Cheesepower5 said:
kortin said:
Yes. It does. The stupid piece of shit doesn't work anymore because Nintendo decided to change the way they made their disks halfway through the Wii's life cycle and required you to send it in to get it fixed. The problem? We lived in Okinawa at the time. We could not send it in from Okinawa for some reason. So yeah, it's collecting dust alright.
When did this happen? I have a year 1 Wii and can play Skyward Sword, No More Heroes 2 and etc. just fine. Is this a thing that only happened in Japan?
That description isn't entirely accurate. Some of the earlier ones had trouble reading double-layer discs, which no games before SSBB used, so no one was able to tell that it affected them until that time. When bigger games started coming out that needed the extra storage space, it became kind of obvious. I'm pretty sure they kept the repair/replacement program going for the optical drives going for a looooooong time though (might even still be going), because my girlfriend didn't have hers fixed until maybe the beginning of last year, and they still did it at no charge then.

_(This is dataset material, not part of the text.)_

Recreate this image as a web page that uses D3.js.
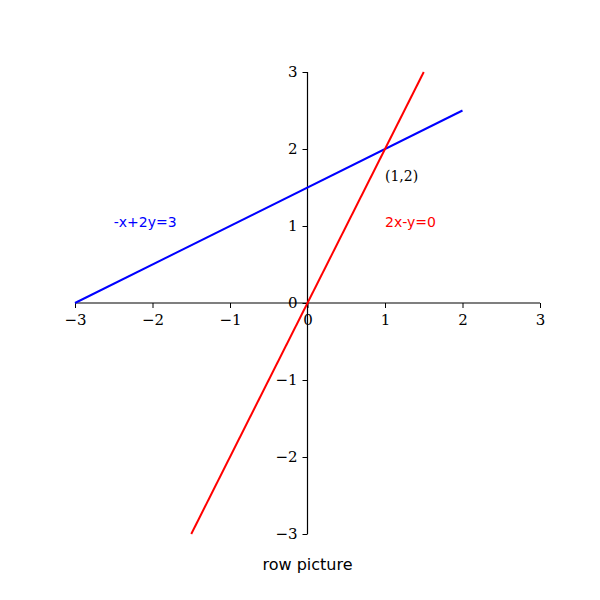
<!DOCTYPE html>
<html><head><meta charset="utf-8">
<script src="https://cdn.jsdelivr.net/npm/d3@7"></script>
<style>body{margin:0;background:#fff}</style>
</head><body>
<svg id="c" width="600" height="600"></svg>
<script>
const xTicks = [-3,-2,-1,0,1,2,3];
const yTicks = [-3,-2,-1,0,1,2,3];
const blueLine = [[-3,0],[2,2.5]];   // -x+2y=3
const redLine = [[-1.5,-3],[1.5,3]]; // 2x-y=0
const labels = [
  {text:"-x+2y=3", x:-2.5, y:1, color:"#0000ff", font:"DejaVu Sans"},
  {text:"2x-y=0", x:1, y:1, color:"#ff0000", font:"DejaVu Sans"},
  {text:"(1,2)", x:1, y:1.6, color:"#000", font:"DejaVu Serif"}
];
const title = "row picture";

const svg = d3.select("#c");
const x = d3.scaleLinear().domain([-3,3]).range([75,540]);
const y = d3.scaleLinear().domain([-3,3]).range([534,72]);

const xAxis = d3.axisBottom(x).tickValues(xTicks).tickSize(5).tickPadding(6)
  .tickFormat(d => d < 0 ? "\u2212" + Math.abs(d) : d);
const yAxis = d3.axisLeft(y).tickValues(yTicks).tickSize(5).tickPadding(5)
  .tickFormat(d => d < 0 ? "\u2212" + Math.abs(d) : d);

const gx = svg.append("g").attr("transform", `translate(0,${y(0)})`).call(xAxis);
const gy = svg.append("g").attr("transform", `translate(${x(0)},0)`).call(yAxis);
[gx, gy].forEach(g => {
  g.select(".domain").attr("stroke","#000").attr("stroke-width",1.2);
  g.selectAll(".tick line").attr("stroke","#000").attr("stroke-width",1);
  g.selectAll(".tick text").attr("font-family","DejaVu Serif").attr("font-size",15).attr("fill","#000");
});
gx.selectAll(".domain").attr("d", `M${x(-3)},0H${x(3)}`);
gy.selectAll(".domain").attr("d", `M0,${y(-3)}V${y(3)}`);

const line = d3.line().x(d => x(d[0])).y(d => y(d[1]));
svg.append("path").datum(blueLine).attr("d", line).attr("stroke","#0000ff").attr("stroke-width",2).attr("fill","none");
svg.append("path").datum(redLine).attr("d", line).attr("stroke","#ff0000").attr("stroke-width",2).attr("fill","none");

svg.selectAll("text.lab").data(labels).enter().append("text")
  .attr("x", d => x(d.x)).attr("y", d => y(d.y) + 1)
  .attr("fill", d => d.color).attr("font-family", d => d.font).attr("font-size", 14)
  .text(d => d.text);

svg.append("text").attr("x", x(0)).attr("y", 570).attr("text-anchor","middle")
  .attr("font-family","DejaVu Sans").attr("font-size",16).attr("fill","#000").text(title);
</script>
</body></html>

As far as mine, I got it at launch, and the only reason there's no dust on it is that it's somewhere that gets cleaned weekly. I probably use it at most once a year at this point. The slow pace of game releases, as awesome as they are when they come out, the relatively high price of games, and the sheer insanity of Steam/Amazon/GOG sales and Indie Bundles has pretty much completely turned me into a PC gamer at this point. There are still a handful of Wii games I've missed that I'd like to go back and play at some point, but I just can't justify paying $20-50 each for them when I have a huge backlog of great PC games that cost 10% of that.